┌────────

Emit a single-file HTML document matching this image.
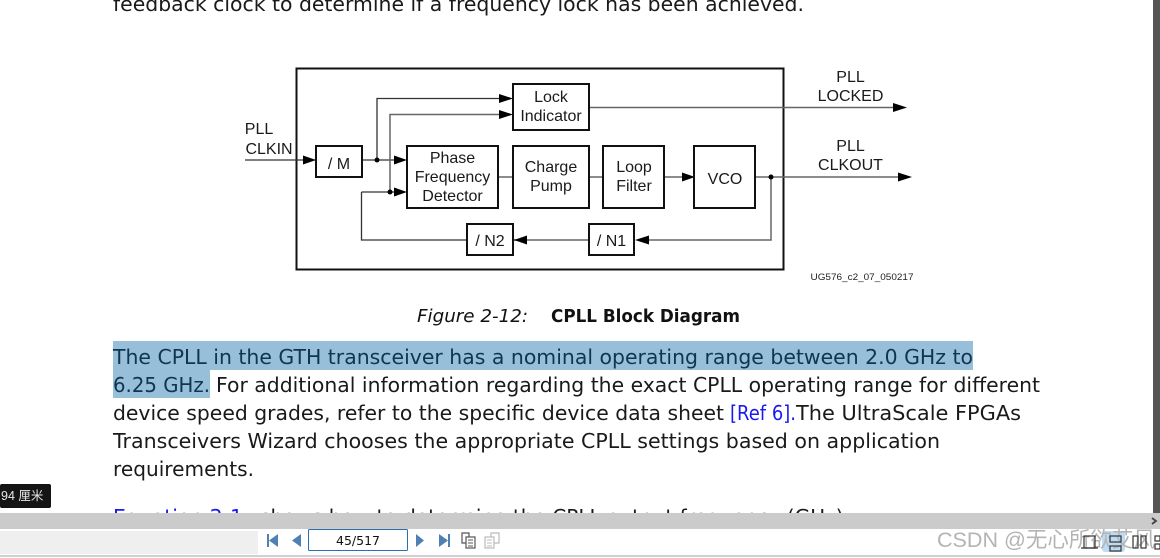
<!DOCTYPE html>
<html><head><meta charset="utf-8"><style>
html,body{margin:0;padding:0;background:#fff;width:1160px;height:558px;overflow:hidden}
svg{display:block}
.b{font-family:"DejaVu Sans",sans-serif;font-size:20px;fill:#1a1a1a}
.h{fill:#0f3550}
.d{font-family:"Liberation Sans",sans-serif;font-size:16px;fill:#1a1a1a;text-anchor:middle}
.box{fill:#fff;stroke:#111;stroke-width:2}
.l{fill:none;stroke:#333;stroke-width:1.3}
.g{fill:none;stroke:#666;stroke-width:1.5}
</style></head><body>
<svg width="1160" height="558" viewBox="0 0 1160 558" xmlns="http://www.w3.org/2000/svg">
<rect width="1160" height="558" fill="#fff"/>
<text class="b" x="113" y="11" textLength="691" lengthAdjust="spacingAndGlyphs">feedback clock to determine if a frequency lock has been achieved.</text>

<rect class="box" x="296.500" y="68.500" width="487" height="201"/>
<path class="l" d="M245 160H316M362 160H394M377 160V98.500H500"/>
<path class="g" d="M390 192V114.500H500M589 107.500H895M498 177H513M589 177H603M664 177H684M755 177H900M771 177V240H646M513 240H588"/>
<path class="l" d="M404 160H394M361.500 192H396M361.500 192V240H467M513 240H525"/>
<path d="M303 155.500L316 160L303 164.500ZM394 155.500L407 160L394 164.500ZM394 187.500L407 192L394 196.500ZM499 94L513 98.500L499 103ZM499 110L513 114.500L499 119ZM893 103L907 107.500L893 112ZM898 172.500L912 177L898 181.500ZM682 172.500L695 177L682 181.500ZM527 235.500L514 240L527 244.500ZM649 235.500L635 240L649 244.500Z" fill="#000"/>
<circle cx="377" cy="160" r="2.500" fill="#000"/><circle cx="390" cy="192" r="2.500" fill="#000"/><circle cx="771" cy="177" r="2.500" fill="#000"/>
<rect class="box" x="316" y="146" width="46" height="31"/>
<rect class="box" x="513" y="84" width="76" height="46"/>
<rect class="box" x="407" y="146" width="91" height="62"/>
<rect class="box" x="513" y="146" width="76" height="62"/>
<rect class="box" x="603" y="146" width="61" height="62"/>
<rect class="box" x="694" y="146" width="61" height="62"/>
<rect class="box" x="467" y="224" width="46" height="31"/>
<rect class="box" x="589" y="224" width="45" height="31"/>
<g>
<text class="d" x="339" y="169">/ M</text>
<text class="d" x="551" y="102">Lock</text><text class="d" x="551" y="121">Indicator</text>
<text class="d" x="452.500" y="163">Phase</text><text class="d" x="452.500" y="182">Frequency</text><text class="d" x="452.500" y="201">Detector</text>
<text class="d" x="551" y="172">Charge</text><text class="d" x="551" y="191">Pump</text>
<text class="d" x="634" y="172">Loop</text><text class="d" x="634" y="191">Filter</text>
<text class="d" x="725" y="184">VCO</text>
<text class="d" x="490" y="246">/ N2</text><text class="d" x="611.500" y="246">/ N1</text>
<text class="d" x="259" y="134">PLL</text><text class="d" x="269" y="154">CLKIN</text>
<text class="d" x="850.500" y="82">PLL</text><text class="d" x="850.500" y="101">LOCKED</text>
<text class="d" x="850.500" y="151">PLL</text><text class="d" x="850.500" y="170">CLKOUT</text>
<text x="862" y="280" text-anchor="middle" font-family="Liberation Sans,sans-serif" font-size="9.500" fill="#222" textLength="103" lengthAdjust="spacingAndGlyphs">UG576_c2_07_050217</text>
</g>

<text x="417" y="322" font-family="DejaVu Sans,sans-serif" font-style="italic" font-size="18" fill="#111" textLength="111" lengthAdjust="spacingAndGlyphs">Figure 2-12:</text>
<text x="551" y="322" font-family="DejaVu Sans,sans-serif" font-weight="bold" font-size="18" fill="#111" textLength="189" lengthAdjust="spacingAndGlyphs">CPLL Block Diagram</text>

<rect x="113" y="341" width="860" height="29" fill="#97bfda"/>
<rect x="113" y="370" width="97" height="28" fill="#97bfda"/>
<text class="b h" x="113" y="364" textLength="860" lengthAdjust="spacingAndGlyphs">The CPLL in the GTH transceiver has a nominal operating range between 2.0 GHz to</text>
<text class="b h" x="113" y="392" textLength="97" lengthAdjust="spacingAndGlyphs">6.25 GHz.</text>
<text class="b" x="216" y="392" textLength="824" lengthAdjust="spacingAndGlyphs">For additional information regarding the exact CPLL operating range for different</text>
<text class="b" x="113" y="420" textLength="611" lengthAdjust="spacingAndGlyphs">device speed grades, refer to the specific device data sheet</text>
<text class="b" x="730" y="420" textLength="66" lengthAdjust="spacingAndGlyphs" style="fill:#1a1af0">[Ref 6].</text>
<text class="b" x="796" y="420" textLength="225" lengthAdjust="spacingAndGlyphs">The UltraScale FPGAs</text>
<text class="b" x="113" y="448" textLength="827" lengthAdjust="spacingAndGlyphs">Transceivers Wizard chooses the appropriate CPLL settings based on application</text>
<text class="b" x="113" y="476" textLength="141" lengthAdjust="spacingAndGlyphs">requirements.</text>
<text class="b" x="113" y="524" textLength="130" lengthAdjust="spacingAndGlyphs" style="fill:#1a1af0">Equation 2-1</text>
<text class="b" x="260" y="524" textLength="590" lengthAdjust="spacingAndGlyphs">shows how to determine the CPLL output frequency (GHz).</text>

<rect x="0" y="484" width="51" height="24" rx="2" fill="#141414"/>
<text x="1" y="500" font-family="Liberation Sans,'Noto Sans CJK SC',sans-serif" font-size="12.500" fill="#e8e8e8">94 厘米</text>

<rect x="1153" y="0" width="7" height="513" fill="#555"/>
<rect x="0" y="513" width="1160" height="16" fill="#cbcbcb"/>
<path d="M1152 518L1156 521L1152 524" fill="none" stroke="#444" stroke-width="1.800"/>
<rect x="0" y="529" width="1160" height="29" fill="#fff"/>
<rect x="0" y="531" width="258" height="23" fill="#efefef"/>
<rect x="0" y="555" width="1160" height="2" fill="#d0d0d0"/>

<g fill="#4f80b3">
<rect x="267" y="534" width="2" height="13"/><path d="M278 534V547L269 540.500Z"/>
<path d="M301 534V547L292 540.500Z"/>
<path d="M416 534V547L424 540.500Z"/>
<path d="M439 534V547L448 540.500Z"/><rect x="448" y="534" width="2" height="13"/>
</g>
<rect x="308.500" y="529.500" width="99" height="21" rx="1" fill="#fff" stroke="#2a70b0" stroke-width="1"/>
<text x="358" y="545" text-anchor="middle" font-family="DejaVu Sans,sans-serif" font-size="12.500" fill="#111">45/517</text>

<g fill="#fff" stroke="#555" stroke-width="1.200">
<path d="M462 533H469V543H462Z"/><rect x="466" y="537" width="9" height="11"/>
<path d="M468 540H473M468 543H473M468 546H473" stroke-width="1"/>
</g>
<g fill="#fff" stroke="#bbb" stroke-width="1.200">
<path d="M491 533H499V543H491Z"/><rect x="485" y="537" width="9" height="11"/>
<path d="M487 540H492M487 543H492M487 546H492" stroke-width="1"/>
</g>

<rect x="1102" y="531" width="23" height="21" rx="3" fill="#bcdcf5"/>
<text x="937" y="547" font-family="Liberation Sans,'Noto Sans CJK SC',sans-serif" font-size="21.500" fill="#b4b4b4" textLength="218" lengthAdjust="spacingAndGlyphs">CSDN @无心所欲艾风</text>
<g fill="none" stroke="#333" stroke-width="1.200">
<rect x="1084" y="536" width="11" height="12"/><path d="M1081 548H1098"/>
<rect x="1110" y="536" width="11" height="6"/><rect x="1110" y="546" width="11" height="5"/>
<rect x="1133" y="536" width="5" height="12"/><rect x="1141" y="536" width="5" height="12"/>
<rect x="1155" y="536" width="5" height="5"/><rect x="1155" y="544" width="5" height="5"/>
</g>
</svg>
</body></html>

└────────

● **DIRECTIVE**: Write out again, exactly, the lines from the start of the listing up to the line containing "has been achieved.</text>", with both ends and without pictures.

● **RIGHT ANSWER**:
Emit a single-file HTML document matching this image.
<!DOCTYPE html>
<html><head><meta charset="utf-8"><style>
html,body{margin:0;padding:0;background:#fff;width:1160px;height:558px;overflow:hidden}
svg{display:block}
.b{font-family:"DejaVu Sans",sans-serif;font-size:20px;fill:#1a1a1a}
.h{fill:#0f3550}
.d{font-family:"Liberation Sans",sans-serif;font-size:16px;fill:#1a1a1a;text-anchor:middle}
.box{fill:#fff;stroke:#111;stroke-width:2}
.l{fill:none;stroke:#333;stroke-width:1.3}
.g{fill:none;stroke:#666;stroke-width:1.5}
</style></head><body>
<svg width="1160" height="558" viewBox="0 0 1160 558" xmlns="http://www.w3.org/2000/svg">
<rect width="1160" height="558" fill="#fff"/>
<text class="b" x="113" y="11" textLength="691" lengthAdjust="spacingAndGlyphs">feedback clock to determine if a frequency lock has been achieved.</text>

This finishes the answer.